• **REQUIREMENT**:
Retype every line from the start of the data down to and including the line with "const yGridValues = [2.0, 2.2, 2.4, 2.6, 2.8];". Skip the pictures.
##### DATA BLOCK
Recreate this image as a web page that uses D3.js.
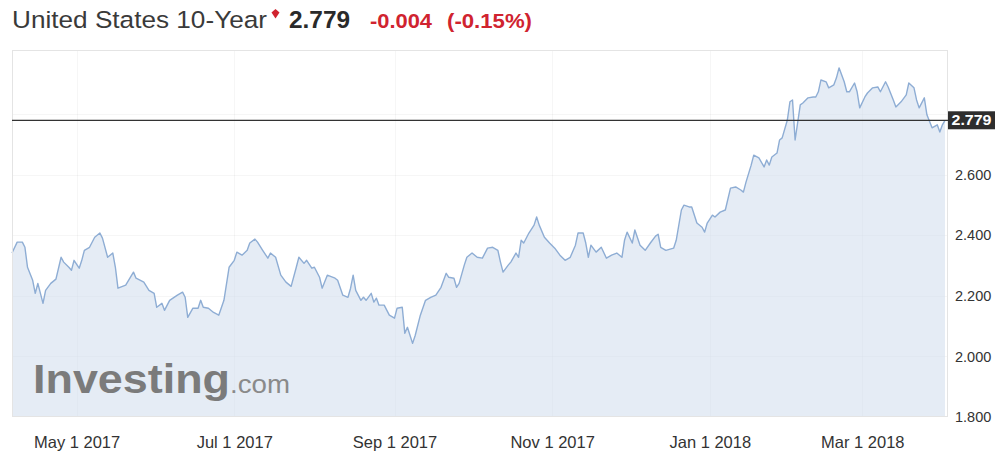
<!DOCTYPE html>
<html>
<head>
<meta charset="utf-8">
<script src="https://cdn.jsdelivr.net/npm/d3@7"></script>
<style>
  html, body { margin: 0; padding: 0; background: #fff; }
  svg { display: block; font-family: "Liberation Sans", Arial, Helvetica, sans-serif; }
</style>
</head>
<body>
<svg id="chart" width="995" height="456"></svg>
<script>
// ---- Quote header ----
const instrument = "United States 10-Year";
const lastPrice = 2.779;
const changeAbs = "-0.004";
const changePct = "(-0.15%)";

// ---- Axes ----
const xDomain = ["2017-04-06", "2018-04-02"];
const xTickDates = ["2017-05-01", "2017-07-01", "2017-09-01", "2017-11-01", "2018-01-01", "2018-03-01"];
const yDomain = [1.8, 3.0];
const yTickValues = [1.8, 2.0, 2.2, 2.4, 2.6];
const yGridValues = [2.0, 2.2, 2.4, 2.6, 2.8];

// ---- Yield series: [date, yield %] ----
const series = [
  ["2017-04-06", 2.341], ["2017-04-08", 2.377], ["2017-04-10", 2.377], ["2017-04-11", 2.360],
  ["2017-04-12", 2.294], ["2017-04-14", 2.251], ["2017-04-15", 2.208], ["2017-04-16", 2.241],
  ["2017-04-18", 2.175], ["2017-04-19", 2.218], ["2017-04-21", 2.241], ["2017-04-23", 2.255],
  ["2017-04-25", 2.327], ["2017-04-26", 2.311], ["2017-04-28", 2.294], ["2017-04-29", 2.284],
  ["2017-04-30", 2.317], ["2017-05-02", 2.291], ["2017-05-03", 2.317], ["2017-05-04", 2.350],
  ["2017-05-06", 2.360], ["2017-05-08", 2.393], ["2017-05-10", 2.407], ["2017-05-11", 2.390],
  ["2017-05-13", 2.327], ["2017-05-15", 2.341], ["2017-05-16", 2.294], ["2017-05-17", 2.225],
  ["2017-05-20", 2.235], ["2017-05-23", 2.278], ["2017-05-24", 2.258], ["2017-05-27", 2.245],
  ["2017-05-29", 2.218], ["2017-05-31", 2.208], ["2017-06-01", 2.162], ["2017-06-03", 2.175],
  ["2017-06-04", 2.152], ["2017-06-06", 2.185], ["2017-06-09", 2.202], ["2017-06-11", 2.212],
  ["2017-06-12", 2.195], ["2017-06-13", 2.129], ["2017-06-15", 2.159], ["2017-06-17", 2.159],
  ["2017-06-18", 2.185], ["2017-06-19", 2.162], ["2017-06-21", 2.159], ["2017-06-23", 2.145],
  ["2017-06-25", 2.136], ["2017-06-27", 2.185], ["2017-06-29", 2.294], ["2017-07-01", 2.317],
  ["2017-07-02", 2.344], ["2017-07-04", 2.334], ["2017-07-06", 2.350], ["2017-07-07", 2.374],
  ["2017-07-09", 2.387], ["2017-07-10", 2.377], ["2017-07-12", 2.350], ["2017-07-14", 2.324],
  ["2017-07-15", 2.341], ["2017-07-17", 2.327], ["2017-07-19", 2.268], ["2017-07-21", 2.245],
  ["2017-07-23", 2.231], ["2017-07-25", 2.294], ["2017-07-26", 2.327], ["2017-07-28", 2.307],
  ["2017-07-29", 2.317], ["2017-07-31", 2.291], ["2017-08-01", 2.294], ["2017-08-03", 2.261],
  ["2017-08-04", 2.225], ["2017-08-06", 2.268], ["2017-08-09", 2.258], ["2017-08-10", 2.251],
  ["2017-08-12", 2.202], ["2017-08-14", 2.195], ["2017-08-15", 2.225], ["2017-08-16", 2.268],
  ["2017-08-17", 2.218], ["2017-08-19", 2.185], ["2017-08-20", 2.195], ["2017-08-21", 2.185],
  ["2017-08-23", 2.208], ["2017-08-24", 2.179], ["2017-08-25", 2.192], ["2017-08-26", 2.169],
  ["2017-08-28", 2.169], ["2017-08-30", 2.136], ["2017-09-01", 2.126], ["2017-09-02", 2.159],
  ["2017-09-04", 2.162], ["2017-09-05", 2.076], ["2017-09-06", 2.096], ["2017-09-08", 2.043],
  ["2017-09-09", 2.069], ["2017-09-11", 2.136], ["2017-09-13", 2.185], ["2017-09-15", 2.195],
  ["2017-09-17", 2.202], ["2017-09-19", 2.228], ["2017-09-21", 2.274], ["2017-09-22", 2.261],
  ["2017-09-24", 2.258], ["2017-09-25", 2.228], ["2017-09-26", 2.241], ["2017-09-28", 2.301],
  ["2017-09-29", 2.327], ["2017-10-01", 2.341], ["2017-10-03", 2.327], ["2017-10-05", 2.324],
  ["2017-10-07", 2.357], ["2017-10-09", 2.360], ["2017-10-11", 2.350], ["2017-10-12", 2.311],
  ["2017-10-13", 2.278], ["2017-10-15", 2.301], ["2017-10-16", 2.311], ["2017-10-18", 2.341],
  ["2017-10-19", 2.327], ["2017-10-20", 2.383], ["2017-10-21", 2.374], ["2017-10-23", 2.407],
  ["2017-10-25", 2.433], ["2017-10-26", 2.460], ["2017-10-27", 2.433], ["2017-10-29", 2.393],
  ["2017-10-31", 2.374], ["2017-11-02", 2.357], ["2017-11-04", 2.334], ["2017-11-06", 2.317],
  ["2017-11-08", 2.327], ["2017-11-10", 2.367], ["2017-11-11", 2.407], ["2017-11-13", 2.407],
  ["2017-11-14", 2.374], ["2017-11-15", 2.327], ["2017-11-16", 2.367], ["2017-11-18", 2.344],
  ["2017-11-20", 2.360], ["2017-11-22", 2.324], ["2017-11-24", 2.334], ["2017-11-26", 2.341],
  ["2017-11-28", 2.327], ["2017-11-29", 2.383], ["2017-11-30", 2.410], ["2017-12-02", 2.374],
  ["2017-12-03", 2.417], ["2017-12-05", 2.367], ["2017-12-07", 2.350], ["2017-12-09", 2.374],
  ["2017-12-11", 2.397], ["2017-12-12", 2.403], ["2017-12-13", 2.360], ["2017-12-15", 2.350],
  ["2017-12-18", 2.357], ["2017-12-19", 2.383], ["2017-12-21", 2.483], ["2017-12-22", 2.499],
  ["2017-12-24", 2.493], ["2017-12-25", 2.493], ["2017-12-27", 2.440], ["2017-12-29", 2.426],
  ["2017-12-30", 2.410], ["2017-12-31", 2.440], ["2018-01-02", 2.466], ["2018-01-03", 2.460],
  ["2018-01-05", 2.476], ["2018-01-07", 2.483], ["2018-01-09", 2.555], ["2018-01-11", 2.559],
  ["2018-01-13", 2.549], ["2018-01-14", 2.542], ["2018-01-15", 2.575], ["2018-01-17", 2.631],
  ["2018-01-18", 2.664], ["2018-01-20", 2.655], ["2018-01-22", 2.625], ["2018-01-23", 2.648],
  ["2018-01-24", 2.631], ["2018-01-25", 2.658], ["2018-01-27", 2.671], ["2018-01-28", 2.714],
  ["2018-01-29", 2.721], ["2018-01-31", 2.780], ["2018-02-01", 2.840], ["2018-02-02", 2.846],
  ["2018-02-03", 2.714], ["2018-02-05", 2.830], ["2018-02-06", 2.836], ["2018-02-08", 2.853],
  ["2018-02-10", 2.856], ["2018-02-11", 2.856], ["2018-02-12", 2.873], ["2018-02-13", 2.912],
  ["2018-02-15", 2.906], ["2018-02-16", 2.886], ["2018-02-18", 2.896], ["2018-02-19", 2.919],
  ["2018-02-20", 2.952], ["2018-02-22", 2.906], ["2018-02-23", 2.873], ["2018-02-24", 2.873],
  ["2018-02-26", 2.902], ["2018-02-27", 2.873], ["2018-02-28", 2.820], ["2018-03-02", 2.856],
  ["2018-03-03", 2.869], ["2018-03-05", 2.886], ["2018-03-07", 2.889], ["2018-03-08", 2.873],
  ["2018-03-10", 2.906], ["2018-03-11", 2.889], ["2018-03-13", 2.846], ["2018-03-14", 2.823],
  ["2018-03-16", 2.840], ["2018-03-18", 2.863], ["2018-03-19", 2.902], ["2018-03-21", 2.886],
  ["2018-03-22", 2.846], ["2018-03-23", 2.820], ["2018-03-25", 2.853], ["2018-03-26", 2.797],
  ["2018-03-28", 2.754], ["2018-03-30", 2.764], ["2018-03-31", 2.740], ["2018-04-01", 2.764],
  ["2018-04-02", 2.779]
];

// ---- Layout & styling ----
const plot = { left: 12, right: 948, top: 50, bottom: 417 };
const lineEnd = 945;
const font = '"Liberation Sans", Arial, Helvetica, sans-serif';
const red = "#d0232f";

const parse = d3.utcParse("%Y-%m-%d");
const data = series.map(([d, v]) => ({ date: parse(d), value: v }));

const x = d3.scaleUtc()
  .domain(xDomain.map(parse))
  .range([plot.left, lineEnd]);

const y = d3.scaleLinear()
  .domain(yDomain)
  .range([plot.bottom, 53.3]);

const svg = d3.select("#chart");

// Header: instrument name, last price and daily change
const header = svg.append("g").attr("font-family", font);
header.append("text")
  .attr("x", 12).attr("y", 28)
  .attr("font-size", 24.5).attr("fill", "#3a3a3a")
  .attr("textLength", 255).attr("lengthAdjust", "spacingAndGlyphs")
  .text(instrument);
header.append("path")
  .attr("d", "M271.5,12.5 L275.5,9 L279.5,12.5 L275.5,18.5 Z")
  .attr("fill", red);
header.append("text")
  .attr("x", 289).attr("y", 28)
  .attr("font-size", 24).attr("font-weight", "bold").attr("fill", "#2a2a2a")
  .attr("textLength", 61).attr("lengthAdjust", "spacingAndGlyphs")
  .text(d3.format(".3f")(lastPrice));
header.append("text")
  .attr("x", 370).attr("y", 28)
  .attr("font-size", 19.5).attr("font-weight", "bold").attr("fill", red)
  .attr("textLength", 62).attr("lengthAdjust", "spacingAndGlyphs")
  .text(changeAbs);
header.append("text")
  .attr("x", 447).attr("y", 28)
  .attr("font-size", 19.5).attr("font-weight", "bold").attr("fill", red)
  .attr("textLength", 85).attr("lengthAdjust", "spacingAndGlyphs")
  .text(changePct);

// Plot background
svg.append("rect")
  .attr("x", plot.left).attr("y", plot.top)
  .attr("width", plot.right - plot.left).attr("height", plot.bottom - plot.top)
  .attr("fill", "#fff");

// Faint grid
const grid = svg.append("g").attr("stroke", "#000").attr("stroke-opacity", 0.035).attr("stroke-width", 1);
grid.selectAll("line.v").data(xTickDates.map(parse)).join("line")
  .attr("class", "v")
  .attr("x1", d => Math.round(x(d)) + 0.5).attr("x2", d => Math.round(x(d)) + 0.5)
  .attr("y1", plot.top).attr("y2", plot.bottom);
grid.selectAll("line.h").data(yGridValues).join("line")
  .attr("class", "h")
  .attr("x1", plot.left).attr("x2", plot.right)
  .attr("y1", d => Math.round(y(d)) + 0.5).attr("y2", d => Math.round(y(d)) + 0.5);

// Area under the yield line
const area = d3.area()
  .x(d => x(d.date))
  .y0(plot.bottom)
  .y1(d => y(d.value));
svg.append("path")
  .datum(data)
  .attr("d", area)
  .attr("fill", "#d3e0ee")
  .attr("fill-opacity", 0.6);

// Yield line
const line = d3.line()
  .x(d => x(d.date))
  .y(d => y(d.value));
svg.append("path")
  .datum(data)
  .attr("d", line)
  .attr("fill", "none")
  .attr("stroke", "#8eadd4")
  .attr("stroke-width", 1.4)
  .attr("stroke-linejoin", "round");

// Watermark
const mark = svg.append("text")
  .attr("x", 33).attr("y", 393)
  .attr("font-family", font)
  .attr("fill", "#7b7b7b");
mark.append("tspan")
  .attr("font-size", 41).attr("font-weight", "bold")
  .attr("textLength", 197).attr("lengthAdjust", "spacingAndGlyphs")
  .text("Investing");
mark.append("tspan")
  .attr("font-size", 25).attr("fill", "#8a8a8a")
  .attr("textLength", 60).attr("lengthAdjust", "spacingAndGlyphs")
  .text(".com");

// Plot frame
svg.append("rect")
  .attr("x", plot.left + 0.5).attr("y", plot.top + 0.5)
  .attr("width", plot.right - plot.left - 1).attr("height", plot.bottom - plot.top - 1)
  .attr("fill", "none")
  .attr("stroke", "#e4e4e4");

// Last-price line and tag
const yLast = y(lastPrice);
svg.append("line")
  .attr("x1", plot.left).attr("x2", plot.right)
  .attr("y1", yLast).attr("y2", yLast)
  .attr("stroke", "#333").attr("stroke-width", 1.2);
svg.append("rect")
  .attr("x", plot.right).attr("y", yLast - 9)
  .attr("width", 47).attr("height", 18)
  .attr("fill", "#2e2e2e");
svg.append("text")
  .attr("x", plot.right + 3.5).attr("y", yLast)
  .attr("dy", "0.36em")
  .attr("font-family", font).attr("font-size", 14).attr("font-weight", "bold")
  .attr("fill", "#fff")
  .attr("textLength", 40).attr("lengthAdjust", "spacingAndGlyphs")
  .text(d3.format(".3f")(lastPrice));

// Bottom date axis
const xAxis = d3.axisBottom(x)
  .tickValues(xTickDates.map(parse))
  .tickFormat(d3.utcFormat("%b %-d %Y"))
  .tickSize(0)
  .tickPadding(19);
svg.append("g")
  .attr("transform", `translate(0,${plot.bottom})`)
  .call(xAxis)
  .call(g => g.select(".domain").remove())
  .attr("font-family", font)
  .attr("font-size", 16.5)
  .style("color", "#333");

// Right yield axis
const yAxis = d3.axisRight(y)
  .tickValues(yTickValues)
  .tickFormat(d3.format(".3f"))
  .tickSize(0)
  .tickPadding(7);
svg.append("g")
  .attr("transform", `translate(${plot.right},0)`)
  .call(yAxis)
  .call(g => g.select(".domain").remove())
  .attr("font-family", font)
  .attr("font-size", 14.5)
  .style("color", "#333");
</script>
</body>
</html>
##########
• **SOLUTION**:
Recreate this image as a web page that uses D3.js.
<!DOCTYPE html>
<html>
<head>
<meta charset="utf-8">
<script src="https://cdn.jsdelivr.net/npm/d3@7"></script>
<style>
  html, body { margin: 0; padding: 0; background: #fff; }
  svg { display: block; font-family: "Liberation Sans", Arial, Helvetica, sans-serif; }
</style>
</head>
<body>
<svg id="chart" width="995" height="456"></svg>
<script>
// ---- Quote header ----
const instrument = "United States 10-Year";
const lastPrice = 2.779;
const changeAbs = "-0.004";
const changePct = "(-0.15%)";

// ---- Axes ----
const xDomain = ["2017-04-06", "2018-04-02"];
const xTickDates = ["2017-05-01", "2017-07-01", "2017-09-01", "2017-11-01", "2018-01-01", "2018-03-01"];
const yDomain = [1.8, 3.0];
const yTickValues = [1.8, 2.0, 2.2, 2.4, 2.6];
const yGridValues = [2.0, 2.2, 2.4, 2.6, 2.8];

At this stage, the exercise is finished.